Die nächsten zwei Tage passiert gar nichts. Egal was wir versuchen, alles verläuft im Sande. Diese Frau hat uns so viele Spuren hinterlassen, aber keine davon hilft, sie zu finden. Es fühlt sich an, als jagt man einen Geist.
Dann am dritten Tag kriegen wir eine Meldung von der Telefongesellschaft. Werners Handy hat sich im Netz angemeldet. Und es ist auch immer noch aktiv. Alle Kollegen sind sofort hellwach. Kann es wirklich sein, dass wir sie so erwischen? Wo sie bisher alles so perfekt geplant hat. Wir können es nicht glauben. Sofort wird das Signal zurück verfolgt und es endet in einem Haus am Stadtrand von Lübeck. Diesmal gehen wir kein Risiko ein. Wir rufen das SEK und überlassen es den Spezialisten das Haus zu stürmen. Die ganze Aktion dauert keine 10 Minuten. Dann kommen sie wieder aus dem Haus und sagen alles sauber. Eine tote Person im Wohnzimmer. Scheinbar Selbstmord. Jetzt gehen die Forensiker an ihre Arbeit. Akribisch sichern sie alle Spuren und erst dann dürfen auch wir in das Haus. Im Wohnzimmer ist die Leiche einer jungen Frau. Diese hat sich scheinbar selbst erhängt. Sie hat lange braune Haare, eine gute Figur und ja, auch lange lackierte Fingernägel. Ist das unsere Serienkillerin? Hat Melanie Müller sich selbst umgebracht?

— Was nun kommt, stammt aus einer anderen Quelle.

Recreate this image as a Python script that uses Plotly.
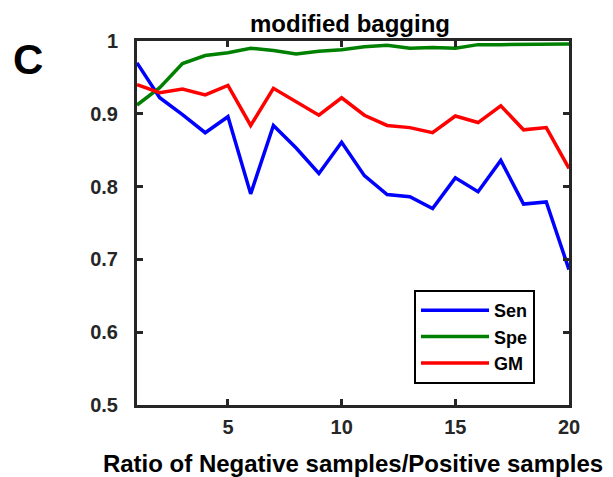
import plotly.graph_objects as go

ratio = list(range(1, 21))
sen = [0.970, 0.922, 0.899, 0.874, 0.896, 0.790, 0.884, 0.853, 0.818, 0.861,
       0.815, 0.789, 0.786, 0.770, 0.812, 0.793, 0.836, 0.776, 0.779, 0.686]
spe = [0.912, 0.936, 0.969, 0.980, 0.984, 0.990, 0.987, 0.982, 0.986, 0.988,
       0.992, 0.994, 0.990, 0.991, 0.990, 0.995, 0.995, 0.995, 0.995, 0.996]
gm = [0.940, 0.929, 0.934, 0.926, 0.939, 0.884, 0.935, 0.916, 0.898, 0.922,
      0.898, 0.884, 0.881, 0.874, 0.897, 0.888, 0.911, 0.878, 0.881, 0.825]
x_ticks = [5, 10, 15, 20]
y_ticks = [0.5, 0.6, 0.7, 0.8, 0.9, 1.0]
y_labels = ["0.5", "0.6", "0.7", "0.8", "0.9", "1"]

FONT = "Liberation Sans, Arial, sans-serif"
L, R, T, B = 137, 569, 41, 405
W, H = 613, 477

fig = go.Figure()
for name, vals, color in [("Sen", sen, "#0000ff"), ("Spe", spe, "#008000"), ("GM", gm, "#ff0000")]:
    fig.add_trace(go.Scatter(x=ratio, y=vals, mode="lines", name=name,
                             line=dict(color=color, width=3.5)))

axis_common = dict(showline=True, mirror="ticks", linecolor="#262626", linewidth=3,
                   ticks="inside", ticklen=6, tickwidth=3, tickcolor="#262626",
                   showgrid=False, zeroline=False, automargin=False,
                   tickfont=dict(family=FONT, size=20, color="#262626", weight="bold"))

fig.update_layout(
    width=W, height=H,
    margin=dict(l=L, r=W - R, t=T, b=H - B, autoexpand=False),
    paper_bgcolor="white", plot_bgcolor="white",
    title=dict(text="<b>modified bagging</b>", x=350 / W, xanchor="center",
               y=1 - 24 / H, yanchor="middle",
               font=dict(family=FONT, size=24, color="black")),
    xaxis=dict(range=[1, 20], tickvals=x_ticks, ticklabelstandoff=2,
               title=dict(text="<b>Ratio of Negative samples/Positive samples</b>",
                          font=dict(family=FONT, size=24, color="black"), standoff=20),
               **axis_common),
    yaxis=dict(range=[0.5, 1.0], tickvals=y_ticks, ticktext=y_labels, ticklabelstandoff=12,
               **axis_common),
    legend=dict(x=(414 - L) / (R - L), y=(B - 290) / (B - T), xanchor="left", yanchor="top",
                bgcolor="white", bordercolor="black", borderwidth=2,
                itemwidth=68, tracegroupgap=0,
                font=dict(family=FONT, size=18, color="black", weight="bold")),
    showlegend=True,
)

fig.add_annotation(text="<b>C</b>", x=(28 - L) / (R - L), y=(B - 59) / (B - T),
                   xref="paper", yref="paper",
                   xanchor="center", yanchor="middle", showarrow=False,
                   font=dict(family=FONT, size=42, color="black"))

fig.write_html("out.html")
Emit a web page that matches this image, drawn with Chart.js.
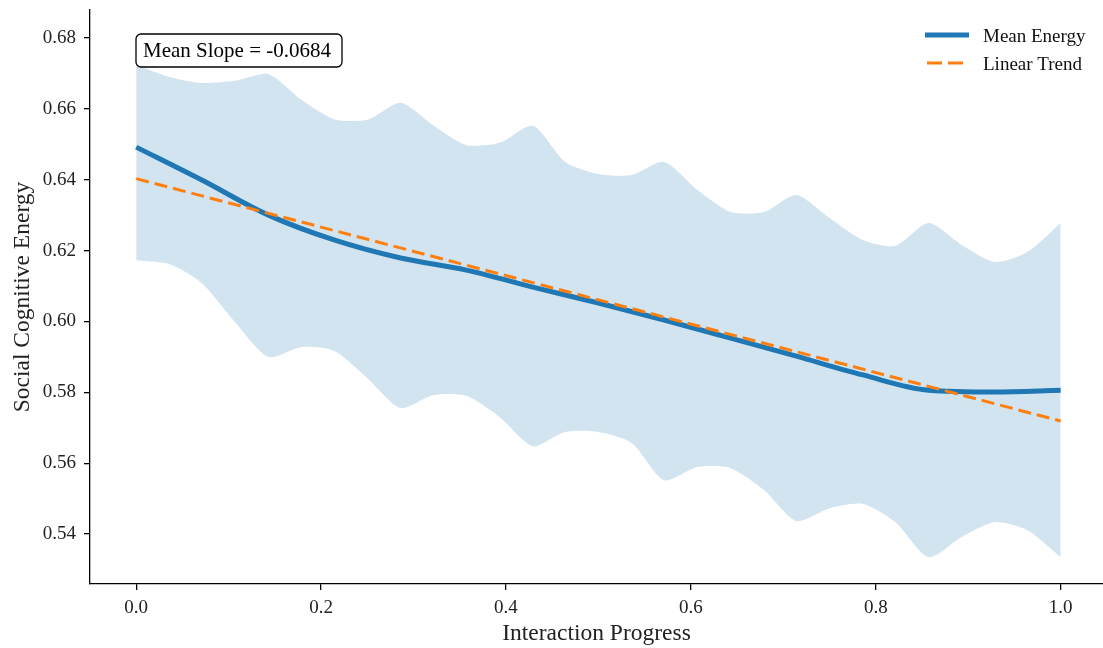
<!DOCTYPE html>
<html lang="en">
<head>
  <meta charset="UTF-8">
  <title>Social Cognitive Energy</title>
  <style>
    body {
      margin: 0;
      background-color: #ffffff;
      overflow: hidden;
    }
    #wrap {
      width: 1103px;
      height: 648px;
    }
  </style>
  <script src="https://cdn.jsdelivr.net/npm/chart.js"></script>
</head>
<body>
  <div id="wrap"><canvas id="energyChart"></canvas></div>

  <script>
    // band sample positions (interaction progress)
    const bandX = [0.000, 0.036, 0.071, 0.107, 0.143, 0.179, 0.214, 0.250, 0.286, 0.321,
                   0.357, 0.393, 0.429, 0.464, 0.500, 0.536, 0.571, 0.607, 0.643, 0.679,
                   0.714, 0.750, 0.786, 0.821, 0.857, 0.893, 0.929, 0.964, 1.000];
    const bandUpper = [0.6724, 0.6690, 0.6673, 0.6679, 0.6698, 0.6625, 0.6571, 0.6569, 0.6617, 0.6554,
                       0.6498, 0.6504, 0.6552, 0.6450, 0.6416, 0.6413, 0.6450, 0.6371, 0.6309, 0.6309,
                       0.6357, 0.6292, 0.6230, 0.6213, 0.6278, 0.6216, 0.6168, 0.6196, 0.6278];
    const bandLower = [0.6173, 0.6162, 0.6108, 0.5998, 0.5900, 0.5928, 0.5917, 0.5840, 0.5756, 0.5792,
                       0.5790, 0.5730, 0.5648, 0.5688, 0.5688, 0.5657, 0.5552, 0.5589, 0.5586, 0.5524,
                       0.5437, 0.5473, 0.5485, 0.5434, 0.5335, 0.5392, 0.5434, 0.5411, 0.5335];

    // mean energy curve
    const meanX = [0.000, 0.071, 0.143, 0.214, 0.286, 0.357, 0.429, 0.500, 0.571, 0.643,
                   0.714, 0.786, 0.857, 0.929, 1.000];
    const meanY = [0.6492, 0.6399, 0.6300, 0.6230, 0.6179, 0.6145, 0.6097, 0.6052, 0.6004, 0.5953,
                   0.5902, 0.5849, 0.5806, 0.5801, 0.5806];

    // linear trend end points
    const trendX = [0.0, 1.0];
    const trendY = [0.6403, 0.5719];

    const xTicks = [0.0, 0.2, 0.4, 0.6, 0.8, 1.0];
    const yTicks = [0.54, 0.56, 0.58, 0.60, 0.62, 0.64, 0.66, 0.68];
    const slopeText = 'Mean Slope = -0.0684';

    const serif = '"Liberation Serif", "Times New Roman", serif';
    const pts = (xa, ya) => xa.map((x, i) => ({ x: x, y: ya[i] }));

    // draws the slope box and the legend
    const decor = {
      id: 'decor',
      afterDraw(chart) {
        const ctx = chart.ctx;
        const area = chart.chartArea;
        ctx.save();

        // slope box
        const bx = area.left + 46, by = area.top + 24;
        ctx.beginPath();
        ctx.roundRect(bx, by, 206, 33, 5);
        ctx.fillStyle = '#ffffff';
        ctx.fill();
        ctx.lineWidth = 1.3;
        ctx.strokeStyle = '#000000';
        ctx.stroke();
        ctx.fillStyle = '#000000';
        ctx.font = '21px ' + serif;
        ctx.textBaseline = 'middle';
        ctx.textAlign = 'left';
        ctx.fillText(slopeText, bx + 7, by + 17);

        // legend
        const lx = 925, tx = 983;
        ctx.lineWidth = 5;
        ctx.strokeStyle = '#1f77b4';
        ctx.beginPath();
        ctx.moveTo(lx, 35);
        ctx.lineTo(lx + 44, 35);
        ctx.stroke();

        ctx.lineWidth = 3;
        ctx.strokeStyle = '#ff7f0e';
        ctx.setLineDash([15, 6]);
        ctx.beginPath();
        ctx.moveTo(lx + 2, 63);
        ctx.lineTo(lx + 38, 63);
        ctx.stroke();
        ctx.setLineDash([]);

        ctx.fillStyle = '#111111';
        ctx.font = '19px ' + serif;
        ctx.fillText(chart.data.datasets[1].label, tx, 37);
        ctx.fillText(chart.data.datasets[0].label, tx, 65);
        ctx.restore();
      }
    };

    const ctx = document.getElementById('energyChart').getContext('2d');
    new Chart(ctx, {
      type: 'line',
      data: {
        datasets: [
          {
            label: 'Linear Trend',
            data: pts(trendX, trendY),
            borderColor: '#ff7f0e',
            borderWidth: 3,
            borderDash: [13, 6],
            pointRadius: 0,
            fill: false,
            order: 0
          },
          {
            label: 'Mean Energy',
            data: pts(meanX, meanY),
            borderColor: '#1f77b4',
            borderWidth: 5,
            pointRadius: 0,
            cubicInterpolationMode: 'monotone',
            fill: false,
            order: 1
          },
          {
            label: 'upper',
            data: pts(bandX, bandUpper),
            borderWidth: 0,
            borderColor: 'rgba(0,0,0,0)',
            backgroundColor: 'rgba(31, 119, 180, 0.2)',
            pointRadius: 0,
            tension: 0.25,
            fill: '+1',
            order: 2
          },
          {
            label: 'lower',
            data: pts(bandX, bandLower),
            borderWidth: 0,
            borderColor: 'rgba(0,0,0,0)',
            pointRadius: 0,
            tension: 0.25,
            fill: false,
            order: 3
          }
        ]
      },
      options: {
        responsive: true,
        maintainAspectRatio: false,
        animation: false,
        layout: { padding: { top: 10, right: 0, left: 0, bottom: 0 } },
        plugins: {
          legend: { display: false },
          tooltip: { enabled: false }
        },
        scales: {
          x: {
            type: 'linear',
            min: -0.05,
            max: 1.0458,
            afterBuildTicks: s => { s.ticks = xTicks.map(v => ({ value: v })); },
            afterFit: s => {
              s.height = 64;
              s.paddingLeft = 0;
              s.paddingRight = 0;
            },
            ticks: {
              callback: v => v.toFixed(1),
              font: { family: serif, size: 19 },
              color: '#222222',
              padding: 7
            },
            grid: { drawOnChartArea: false, drawTicks: true, tickLength: 6, color: '#000000', lineWidth: 1.3 },
            border: { display: true, color: '#000000', width: 1.3 },
            title: {
              display: true,
              text: 'Interaction Progress',
              font: { family: serif, size: 23.5 },
              color: '#222222',
              padding: { top: 0, bottom: 0 }
            }
          },
          y: {
            type: 'linear',
            min: 0.5259,
            max: 0.6879,
            afterBuildTicks: s => { s.ticks = yTicks.map(v => ({ value: v })); },
            afterFit: s => {
              s.width = 90;
              s.paddingTop = 0;
              s.paddingBottom = 0;
            },
            ticks: {
              callback: v => v.toFixed(2),
              font: { family: serif, size: 19 },
              color: '#222222',
              padding: 8
            },
            grid: { drawOnChartArea: false, drawTicks: true, tickLength: 6, color: '#000000', lineWidth: 1.3 },
            border: { display: true, color: '#000000', width: 1.3 },
            title: {
              display: true,
              text: 'Social Cognitive Energy',
              font: { family: serif, size: 23.5 },
              color: '#222222',
              padding: { top: 9, bottom: 0 }
            }
          }
        }
      },
      plugins: [decor]
    });
  </script>
</body>
</html>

Auf dem Tisch liegt ein Abschiedsbrief. Darin steht:
Ich bin am Ende. Ich weiß nicht mehr wie ich aus der Sache noch raus kommen kann. Ja. Ich habe alle diese Menschen umgebracht und es hat mir sehr viel Spaß gemacht. Dieses Gefühl der Macht wenn sie ihr Leben aushauchen. Darauf kann ich einfach nicht mehr verzichten. Ich komme nicht mehr weg und ins Gefängnis gehe ich nicht. Daher gibt es für mich nur noch einen Ausweg.
Liebe Grüße
Melanie
Im Haus finden wir die Handys von Werner und Britta und auch die Dienstwaffe von Sven. Aber ist das wirklich Melanie Müller, die sich hier umgebracht hat? Naja. Das wird die DNA Überprüfung feststellen.
Die nächsten Tage gibt es nichts neues. Die DNA Proben wurden bei der toten Frau entnommen und ans Labor geschickt, aber wir warten noch auf die Ergebnisse. Gelangweilt schaue ich mir die Akten der neuen Fälle an. Wenn wir keinen Mord zu bearbeiten haben, unterstützen wir die anderen Abteilungen. Aber keiner der Fälle kann mich aus meinen Gedanken reißen. Ich warte einfach nur auf die DNA Ergebnisse. Was interessiert es mich da, dass es eine Schlägerei in der Stadt gab, oder das ein Auto gestohlen wurde. Ach ja. Und im Labor hat jemand eingebrochen und ein Mikroskop gestohlen. Was will man damit? Die Menschen werden immer komischer. Naja. Nicht mein Problem.
Am nächsten Tag sind sie endlich da. Die Testergebnisse. Es ist Melanie Müller. Die DNA stimmt überein. Es ist zu Ende. Die vielleicht schlimmste Serienkillerin der Welt ist Tod.
Jetzt geht alles schnell. Die Leiche wird zur Einäscherung frei gegeben und die Akte M. Müller geschlossen. So endet also dieser aufregende Fall. Wir alle sind etwas enttäuscht. Ja die Killerin ist Tod, aber wir hätten sie lieber ins Gefängnis gebracht. So ein Abschluss lässt immer viele Fragen offen. Aber das können wir nicht mehr ändern. Einer Toten kann man keine Fragen mehr stellen. Also beginnt jetzt wieder der normale Alltag.